AB'deki büyüme Türkiye'nin gerisinde kaldı
Dünya Bankası AB'deki büyümenin Türkiye'nin gerisinde kaldığını bildirdi.
Dünya Bankası'na göre Avrupa'da toparlanma yavaş ve önemli risklerle birlikte olsa da güçleniyor. Toparlanmayı sürdürülebilir kılmak için Avrupa'nın ihracat ve yatırımı destekleyen, istihdam yaratan ve zayıf toplum kesimlerini korumaya alan reformları sürdürmeye gereksinimi bulunuyor.

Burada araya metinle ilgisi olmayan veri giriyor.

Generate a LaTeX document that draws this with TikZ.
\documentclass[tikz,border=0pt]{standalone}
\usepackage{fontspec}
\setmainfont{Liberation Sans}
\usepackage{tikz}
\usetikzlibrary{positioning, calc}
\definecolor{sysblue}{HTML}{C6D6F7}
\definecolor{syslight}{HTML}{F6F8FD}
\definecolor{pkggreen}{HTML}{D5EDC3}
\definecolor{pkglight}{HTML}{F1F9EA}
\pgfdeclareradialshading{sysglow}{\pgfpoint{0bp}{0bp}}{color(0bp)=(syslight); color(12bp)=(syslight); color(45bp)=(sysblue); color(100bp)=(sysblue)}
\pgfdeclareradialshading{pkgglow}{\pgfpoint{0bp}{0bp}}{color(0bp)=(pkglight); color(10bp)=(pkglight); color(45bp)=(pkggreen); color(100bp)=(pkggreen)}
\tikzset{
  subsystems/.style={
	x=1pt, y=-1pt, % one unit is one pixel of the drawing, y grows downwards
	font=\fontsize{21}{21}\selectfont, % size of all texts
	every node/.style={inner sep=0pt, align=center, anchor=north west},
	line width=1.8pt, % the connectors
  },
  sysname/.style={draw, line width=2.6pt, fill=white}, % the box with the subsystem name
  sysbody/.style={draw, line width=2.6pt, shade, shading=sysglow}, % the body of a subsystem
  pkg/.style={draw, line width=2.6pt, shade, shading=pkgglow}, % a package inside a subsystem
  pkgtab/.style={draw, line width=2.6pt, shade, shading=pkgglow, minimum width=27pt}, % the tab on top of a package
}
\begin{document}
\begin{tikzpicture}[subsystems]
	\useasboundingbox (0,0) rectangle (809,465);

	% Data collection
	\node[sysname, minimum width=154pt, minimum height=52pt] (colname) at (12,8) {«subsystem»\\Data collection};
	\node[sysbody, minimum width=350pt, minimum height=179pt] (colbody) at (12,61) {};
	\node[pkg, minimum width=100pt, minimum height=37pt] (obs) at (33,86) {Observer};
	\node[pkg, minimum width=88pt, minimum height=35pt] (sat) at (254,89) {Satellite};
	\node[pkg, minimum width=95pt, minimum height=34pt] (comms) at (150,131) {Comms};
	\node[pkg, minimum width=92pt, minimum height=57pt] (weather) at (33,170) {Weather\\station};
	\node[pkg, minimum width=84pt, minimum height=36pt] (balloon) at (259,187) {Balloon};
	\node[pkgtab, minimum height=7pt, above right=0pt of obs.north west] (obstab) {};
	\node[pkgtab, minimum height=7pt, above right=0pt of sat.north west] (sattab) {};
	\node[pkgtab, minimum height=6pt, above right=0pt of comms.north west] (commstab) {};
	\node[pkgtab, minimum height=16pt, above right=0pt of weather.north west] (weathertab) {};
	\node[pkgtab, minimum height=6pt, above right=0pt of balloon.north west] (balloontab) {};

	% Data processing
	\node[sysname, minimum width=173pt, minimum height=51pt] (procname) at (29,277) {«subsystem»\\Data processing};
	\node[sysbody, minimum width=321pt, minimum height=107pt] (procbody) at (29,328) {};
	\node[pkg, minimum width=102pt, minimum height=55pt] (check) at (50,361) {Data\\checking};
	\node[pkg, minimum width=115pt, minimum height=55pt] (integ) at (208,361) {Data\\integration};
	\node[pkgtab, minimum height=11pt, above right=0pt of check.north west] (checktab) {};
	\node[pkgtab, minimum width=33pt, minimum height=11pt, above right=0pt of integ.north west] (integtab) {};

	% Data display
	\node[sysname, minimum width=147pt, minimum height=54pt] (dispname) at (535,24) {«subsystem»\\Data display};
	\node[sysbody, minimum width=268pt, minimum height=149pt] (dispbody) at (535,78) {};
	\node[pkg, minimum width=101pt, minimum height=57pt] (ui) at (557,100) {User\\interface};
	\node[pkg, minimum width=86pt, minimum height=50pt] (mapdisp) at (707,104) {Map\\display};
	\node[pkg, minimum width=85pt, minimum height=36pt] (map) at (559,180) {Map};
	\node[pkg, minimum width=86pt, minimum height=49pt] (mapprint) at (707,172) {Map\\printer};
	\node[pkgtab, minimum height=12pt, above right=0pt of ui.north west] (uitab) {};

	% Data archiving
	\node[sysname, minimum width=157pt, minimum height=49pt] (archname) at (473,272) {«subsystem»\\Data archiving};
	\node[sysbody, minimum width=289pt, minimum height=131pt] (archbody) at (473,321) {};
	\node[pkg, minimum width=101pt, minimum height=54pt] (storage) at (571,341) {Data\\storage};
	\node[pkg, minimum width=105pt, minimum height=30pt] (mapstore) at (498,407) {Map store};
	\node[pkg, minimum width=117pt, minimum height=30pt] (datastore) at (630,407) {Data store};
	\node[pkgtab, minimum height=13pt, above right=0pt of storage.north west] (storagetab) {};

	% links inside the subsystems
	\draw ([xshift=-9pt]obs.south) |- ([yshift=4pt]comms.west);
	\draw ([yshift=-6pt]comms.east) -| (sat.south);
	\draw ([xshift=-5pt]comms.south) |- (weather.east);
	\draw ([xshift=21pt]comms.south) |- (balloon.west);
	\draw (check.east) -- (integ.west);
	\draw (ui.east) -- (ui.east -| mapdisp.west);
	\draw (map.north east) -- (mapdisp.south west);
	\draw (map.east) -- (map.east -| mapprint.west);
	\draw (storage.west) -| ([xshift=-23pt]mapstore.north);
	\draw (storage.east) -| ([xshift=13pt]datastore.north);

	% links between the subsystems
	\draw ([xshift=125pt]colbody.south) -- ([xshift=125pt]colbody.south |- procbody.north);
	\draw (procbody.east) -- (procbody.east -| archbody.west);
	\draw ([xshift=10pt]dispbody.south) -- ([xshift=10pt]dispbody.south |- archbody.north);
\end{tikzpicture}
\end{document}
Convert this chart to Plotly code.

Avrupa'da ekonomik büyümenin 2013'teki yüzde “0” ve 2014'teki yüzde 1.3 oranından sonra; 2015 ve 2016'da yüzde 1.8 ve 2 oranlarına yükselmesi bekleniyor.
Dünya Bankası'nın yeni yayınlanan AB Düzenli Ekonomik Raporu'na göre orta ve doğu Avrupa ülkeleri, 2015 yılında, sağlıklı tüketici talebi, yatırımda tedrici bir geri dönüş ve süren ihracat artışı üzerinde temellenen, yüzde 2.4'ün üzerine çıkan bir oranda, Avrupa ortalamasının üzerinde büyümeye devam edecek.
Rapora göre büyüme sonunda, Avrupa'ya 2014 yılında döndü ve adımları da tedrici olarak güçlendi. Güçlenme, tüketimi destekleyen artan tüketici güveni ve yatırımda bir hızlanma üzerine temellendi.
AB ekonomisi 2014'te özellikle, özel tüketim olmak üzere iç talep artarken yüzde 1.3 genişledi.
Avrupa'nın başlangıçta 2008 ve 2012-13'teki finansal krizlerden sonraki toparlanması, 2010'e göre yüzde 3'ten az artmış reel GSYH düzeyleriyle; ABD'deki yüzde 10, Kore ve Meksika'da yüzde 15 ve Türkiye ile Şili'deki yüzde 20 puanlık bir ekonomik genişlemeye kıyasla, geçen dört yılda diğer OECD ekonomilerindeki gelişmelerin gerisinde kaldı. Sadece Japonya'da 20 yıldan fazla bir süre baskılanmış büyüme Avrupa'daki seviyelere benzedi.
Dünya Bankası, AB'deki bu uzun süren ve halsiz toparlanmanın nedenlerinden biri olarak özellikle, İrlanda, İngiltere, orta ve doğudaki AB ülkeleri yanında, birçok güneydeki AB üyesini etkilemiş bulunan, sürdürülemez kredi ve konut patlamalarının aşama aşama çözülmesini gösterdi.
Yüksek cari açıkta ifadesini bulan yapısal dengesizliklerin ortaya çıkışıyla rekabet edilebilirliğin kaybı ve hem özel sektör, sonra da kamu borçlarında hızlı birikim de yavaş büyümeye yol açan nedenlerden biri oldu.